# [EXERCISE REQUIREMENTS]
Output the first line of the listing and each line after it, up to and including the line that contains "79.8, 79.45, 78.6];", exactly as written, minus the pictures.

# [INFORMATION PROVIDED]
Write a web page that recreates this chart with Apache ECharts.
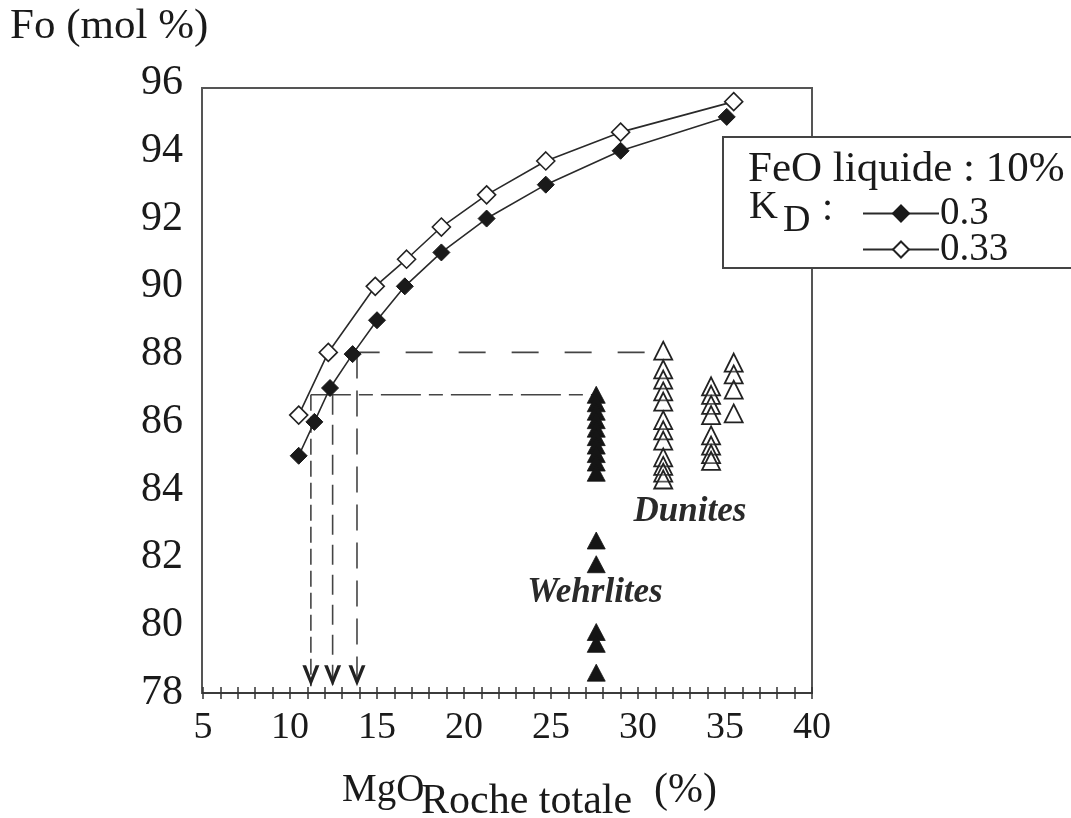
<!DOCTYPE html>
<html><head><meta charset="utf-8">
<script src="https://cdn.jsdelivr.net/npm/echarts@6/dist/echarts.min.js"></script>
<style>html,body{margin:0;padding:0;background:#fff}#c{width:1071px;height:818px}</style>
</head><body><div id="c"></div>
<script>
// ---- data ----
const mgoKd030 = [10.5, 11.4, 12.3, 13.6, 15.0, 16.6, 18.7, 21.3, 24.7, 29.0, 35.1];
const foKd030  = [85.0, 86.0, 87.0, 88.0, 89.0, 90.0, 91.0, 92.0, 93.0, 94.0, 95.0];
const mgoKd033 = [10.5, 12.2, 14.9, 16.7, 18.7, 21.3, 24.7, 29.0, 35.5];
const foKd033  = [86.2, 88.05, 90.0, 90.8, 91.75, 92.7, 93.7, 94.55, 95.45];

const mgoWehrlites = [27.6, 27.6, 27.6, 27.6, 27.6, 27.6, 27.6, 27.6, 27.6, 27.6, 27.6, 27.6, 27.6, 27.6, 27.6];
const foWehrlites  = [86.8, 86.55, 86.3, 86.05, 85.8, 85.55, 85.3, 85.05, 84.8, 84.5, 82.5, 81.8, 79.8, 79.45, 78.6];

const mgoDunites = [31.45, 31.45, 31.45, 31.45, 31.45, 31.45, 31.45, 31.45, 31.45, 31.45, 31.45, 31.45,
                    34.2, 34.2, 34.2, 34.2, 34.2, 34.2, 34.2, 34.2,
                    35.5, 35.5, 35.5, 35.5];
const foDunites  = [88.1, 87.55, 87.25, 86.9, 86.6, 86.05, 85.75, 85.45, 84.95, 84.7, 84.5, 84.3,
                    87.05, 86.8, 86.5, 86.2, 85.6, 85.3, 85.05, 84.85,
                    87.75, 87.4, 86.95, 86.25];

// guide lines
const hGuideFo   = [86.8, 88.05];
const hGuideFrom = [11.2, 13.6];
const hGuideTo   = [27.4, 31.2];
const vGuideMgo  = [11.2, 12.45, 13.85];
const vGuideTop  = [86.8, 86.8, 88.05];
const arrowFo    = 78.2;

const seriesNames = ['0.3', '0.33'];

// ---- chart ----
const FONT = '"Liberation Serif","Times New Roman",Times,serif';
const INK = '#1a1a1a';
const zip = (a, b) => a.map((v, i) => [v, b[i]]);

const hDash = [[40, 8, 14, 8], [27, 26]];
const vDash = [[16, 6], [20, 10], [26, 12]];

const guideSeries = [];
hGuideFo.forEach((fo, i) => {
  guideSeries.push({
    type: 'line', silent: true, symbol: 'none', z: 1,
    data: [[hGuideFrom[i], fo], [hGuideTo[i], fo]],
    lineStyle: { color: '#444', width: 1.6, type: hDash[i] }
  });
});
vGuideMgo.forEach((x, i) => {
  guideSeries.push({
    type: 'line', silent: true, symbol: 'none', z: 1,
    data: [[x, vGuideTop[i]], [x, arrowFo]],
    lineStyle: { color: '#444', width: 1.6, type: vDash[i] }
  });
});

const chart = echarts.init(document.getElementById('c'), null, { renderer: 'canvas' });
chart.setOption({
  backgroundColor: '#fff',
  animation: false,
  textStyle: { fontFamily: FONT },
  grid: { left: 203, right: 259, top: 83, bottom: 125, containLabel: false },
  xAxis: [{
    type: 'value', min: 5, max: 40, interval: 5,
    axisLine: { show: true, lineStyle: { color: '#333', width: 1.5 } },
    axisTick: { show: true, length: 6, lineStyle: { color: '#333', width: 1.5 } },
    minorTick: { show: true, splitNumber: 5, length: 6, lineStyle: { color: '#333', width: 1.5 } },
    axisLabel: { fontSize: 38, fontFamily: FONT, color: INK, margin: 16 },
    splitLine: { show: false }
  }, {
    type: 'value', min: 5, max: 40, interval: 5, position: 'bottom',
    axisLine: { show: false },
    axisTick: { show: true, inside: true, length: 6, lineStyle: { color: '#333', width: 1.5 } },
    minorTick: { show: true, splitNumber: 5, length: 6, lineStyle: { color: '#333', width: 1.5 } },
    axisLabel: { show: false },
    splitLine: { show: false }
  }],
  yAxis: {
    type: 'value', min: 78, max: 96, interval: 2,
    axisLine: { show: false }, axisTick: { show: false },
    axisLabel: { fontSize: 42, fontFamily: FONT, color: INK, margin: 20 },
    splitLine: { show: false }
  },
  legend: {
    data: seriesNames,
    orient: 'vertical', left: 857, top: 189,
    itemWidth: 76, itemHeight: 20, itemGap: -3,
    textStyle: { fontSize: 39, fontFamily: FONT, color: INK, lineHeight: 34, padding: [0, 0, 0, -4] },
    selectedMode: false, z: 6
  },
  series: guideSeries.concat([
    {
      name: seriesNames[0], type: 'line', z: 3,
      data: zip(mgoKd030, foKd030),
      symbol: 'diamond', symbolSize: 17,
      itemStyle: { color: '#1a1a1a', borderColor: '#1a1a1a', borderWidth: 1 },
      lineStyle: { color: '#2a2a2a', width: 1.6 }
    },
    {
      name: seriesNames[1], type: 'line', z: 3,
      data: zip(mgoKd033, foKd033),
      symbol: 'diamond', symbolSize: 18,
      itemStyle: { color: '#fff', borderColor: '#222', borderWidth: 1.6 },
      lineStyle: { color: '#2a2a2a', width: 1.6 }
    },
    {
      name: 'Wehrlites', type: 'scatter', z: 4,
      data: zip(mgoWehrlites, foWehrlites),
      symbol: 'triangle', symbolSize: [18, 17],
      itemStyle: { color: '#151515', borderColor: '#151515', borderWidth: 0.8, opacity: 1 }
    },
    {
      name: 'Dunites', type: 'scatter', z: 4,
      data: zip(mgoDunites, foDunites),
      symbol: 'triangle', symbolSize: [18, 18],
      itemStyle: { color: 'rgba(255,255,255,0.25)', borderColor: '#222', borderWidth: 1.8, opacity: 1 }
    },
    {
      name: 'arrows', type: 'scatter', z: 4, silent: true,
      data: vGuideMgo.map(x => [x, arrowFo]),
      symbol: 'path://M0,0 L8,20 L16,0 L12.5,0 L8,12 L3.5,0 Z',
      symbolSize: [17, 21], symbolOffset: [0, '-50%'],
      itemStyle: { color: '#222', opacity: 1 }
    }
  ]),
  graphic: [
    { type: 'rect', z: 0, silent: true,
      shape: { x: 202, y: 88, width: 610, height: 605 },
      style: { fill: 'none', stroke: '#555', lineWidth: 2 } },
    { type: 'rect', z: 5, silent: true,
      shape: { x: 723, y: 137, width: 360, height: 131 },
      style: { fill: '#fff', stroke: '#444', lineWidth: 2 } },
    { type: 'text', z: 6, silent: true,
      style: { x: 10, y: 27, text: 'Fo (mol %)', font: '43px ' + FONT, fill: INK, textVerticalAlign: 'middle', verticalAlign: 'middle' } },
    { type: 'text', z: 6, silent: true,
      style: { x: 748, y: 170, text: 'FeO liquide : 10%', font: '43px ' + FONT, fill: INK, textVerticalAlign: 'middle', verticalAlign: 'middle' } },
    { type: 'text', z: 6, silent: true,
      style: { x: 749, y: 207, text: 'K', font: '40px ' + FONT, fill: INK, textVerticalAlign: 'middle', verticalAlign: 'middle' } },
    { type: 'text', z: 6, silent: true,
      style: { x: 783, y: 221, text: 'D', font: '38px ' + FONT, fill: INK, textVerticalAlign: 'middle', verticalAlign: 'middle' } },
    { type: 'text', z: 6, silent: true,
      style: { x: 822, y: 209, text: ':', font: '40px ' + FONT, fill: INK, textVerticalAlign: 'middle', verticalAlign: 'middle' } },
    { type: 'text', z: 6, silent: true,
      style: { x: 595, y: 593, text: 'Wehrlites', font: 'italic bold 35px ' + FONT, fill: '#2a2a2a',
               textAlign: 'center', align: 'center', textVerticalAlign: 'middle', verticalAlign: 'middle' } },
    { type: 'text', z: 6, silent: true,
      style: { x: 690, y: 512, text: 'Dunites', font: 'italic bold 35px ' + FONT, fill: '#2a2a2a',
               textAlign: 'center', align: 'center', textVerticalAlign: 'middle', verticalAlign: 'middle' } },
    { type: 'text', z: 6, silent: true,
      style: { x: 342, y: 791, text: 'MgO', font: '39px ' + FONT, fill: INK, textVerticalAlign: 'middle', verticalAlign: 'middle' } },
    { type: 'text', z: 6, silent: true,
      style: { x: 421, y: 802, text: 'Roche totale', font: '42px ' + FONT, fill: INK, textVerticalAlign: 'middle', verticalAlign: 'middle' } },
    { type: 'text', z: 6, silent: true,
      style: { x: 654, y: 791, text: '(%)', font: '42px ' + FONT, fill: INK, textVerticalAlign: 'middle', verticalAlign: 'middle' } }
  ]
});
</script>
</body></html>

# [RESPONSE TO THIS EXERCISE]
Write a web page that recreates this chart with Apache ECharts.
<!DOCTYPE html>
<html><head><meta charset="utf-8">
<script src="https://cdn.jsdelivr.net/npm/echarts@6/dist/echarts.min.js"></script>
<style>html,body{margin:0;padding:0;background:#fff}#c{width:1071px;height:818px}</style>
</head><body><div id="c"></div>
<script>
// ---- data ----
const mgoKd030 = [10.5, 11.4, 12.3, 13.6, 15.0, 16.6, 18.7, 21.3, 24.7, 29.0, 35.1];
const foKd030  = [85.0, 86.0, 87.0, 88.0, 89.0, 90.0, 91.0, 92.0, 93.0, 94.0, 95.0];
const mgoKd033 = [10.5, 12.2, 14.9, 16.7, 18.7, 21.3, 24.7, 29.0, 35.5];
const foKd033  = [86.2, 88.05, 90.0, 90.8, 91.75, 92.7, 93.7, 94.55, 95.45];

const mgoWehrlites = [27.6, 27.6, 27.6, 27.6, 27.6, 27.6, 27.6, 27.6, 27.6, 27.6, 27.6, 27.6, 27.6, 27.6, 27.6];
const foWehrlites  = [86.8, 86.55, 86.3, 86.05, 85.8, 85.55, 85.3, 85.05, 84.8, 84.5, 82.5, 81.8, 79.8, 79.45, 78.6];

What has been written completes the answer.